Not amused, Bernard checkmated me with ease three or four times, and said, “You’ll get better.”
He then explained his job included foraging in the surrounding woods for well-aged fallen trees and branches, sawing them up, and splitting them into firewood for the hut. Never having wielded a saw or an axe, this labor was torture for him. He would pay me five dollars a day and cover my food if I would work for him.
I stayed a week, which was all I could take of Bernard. He was desperately lonely and talked endlessly about his mother and father, chess tournaments, his most challenging rivals in the chess world, and his difficulties with women. Fortunately he did not accompany me on my wood gathering expeditions, so I had daily respites from his laments.

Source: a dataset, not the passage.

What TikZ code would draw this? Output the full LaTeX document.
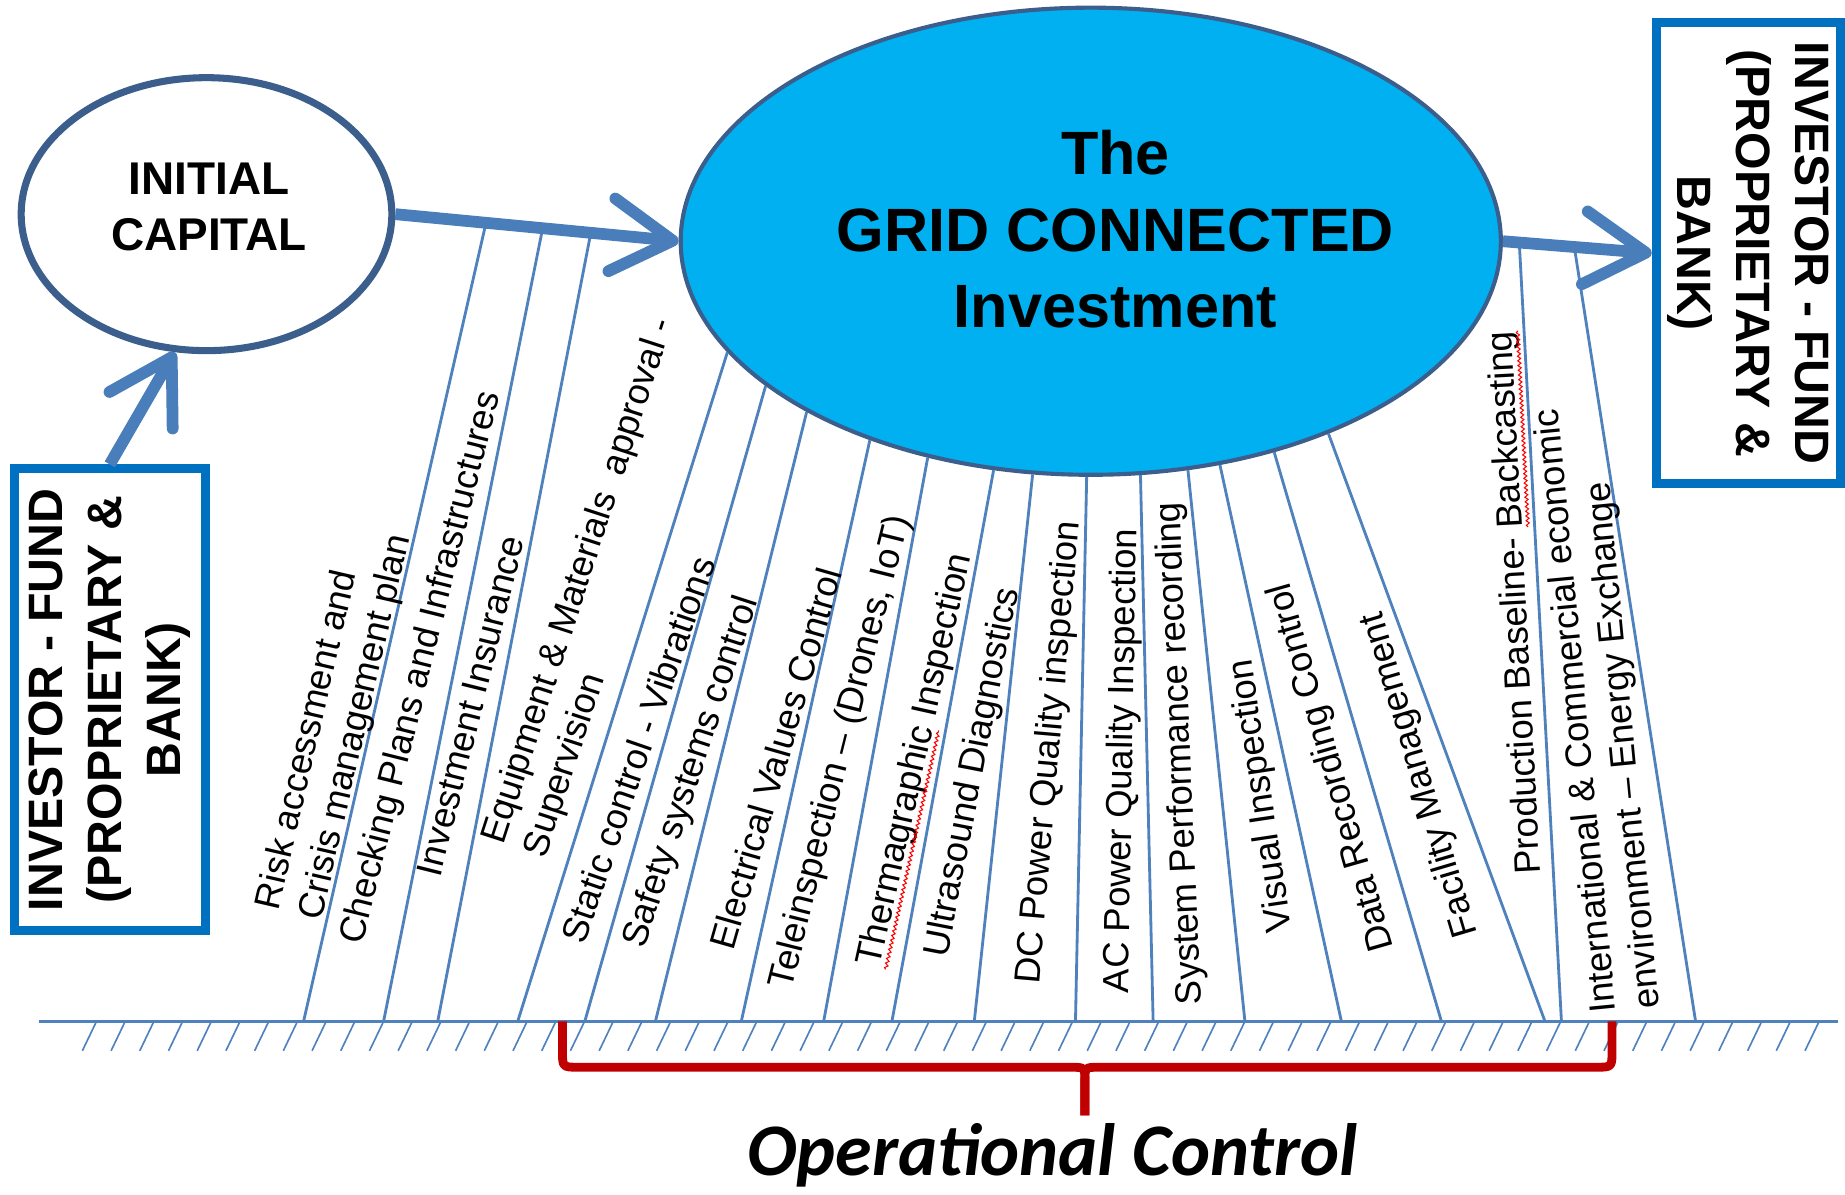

Hikers would start arriving in the afternoon. Bernard would collect the fees and inquire of each hiker, “Do you play chess?” Occasionally a good chess player would come along and Bernard would delight in games he always won. He and I played many times and I got a little better, but not so it made a difference to Bernard.
In the mornings, hikers would cook their oatmeal and move on. I would sweep out the hut, pump water from the spring to refill the warming hut barrel, clean the outhouse, and then go forth with saw and axe to gather wood from the surrounding forest. In my absence, Bernard would read, write letters and postcards, and because I was in the vicinity, he walked into town every other day to mail his letters, get his mail, make phone calls, and buy food.
We got to be friends, though Bernard never asked me anything about my life. What he learned about me came from overhearing conversations I had with hikers who were more inquisitive than he. By contrast, I knew so much about Bernard I could have written a long depressing novel based on his anguished life. Working title: Such A Headache I’ve Got.
At the end of a week, with thirty-five dollars in my pocket (a fortune to me in those days) I bid Bernard adieu and left the mountains for another stint on the road.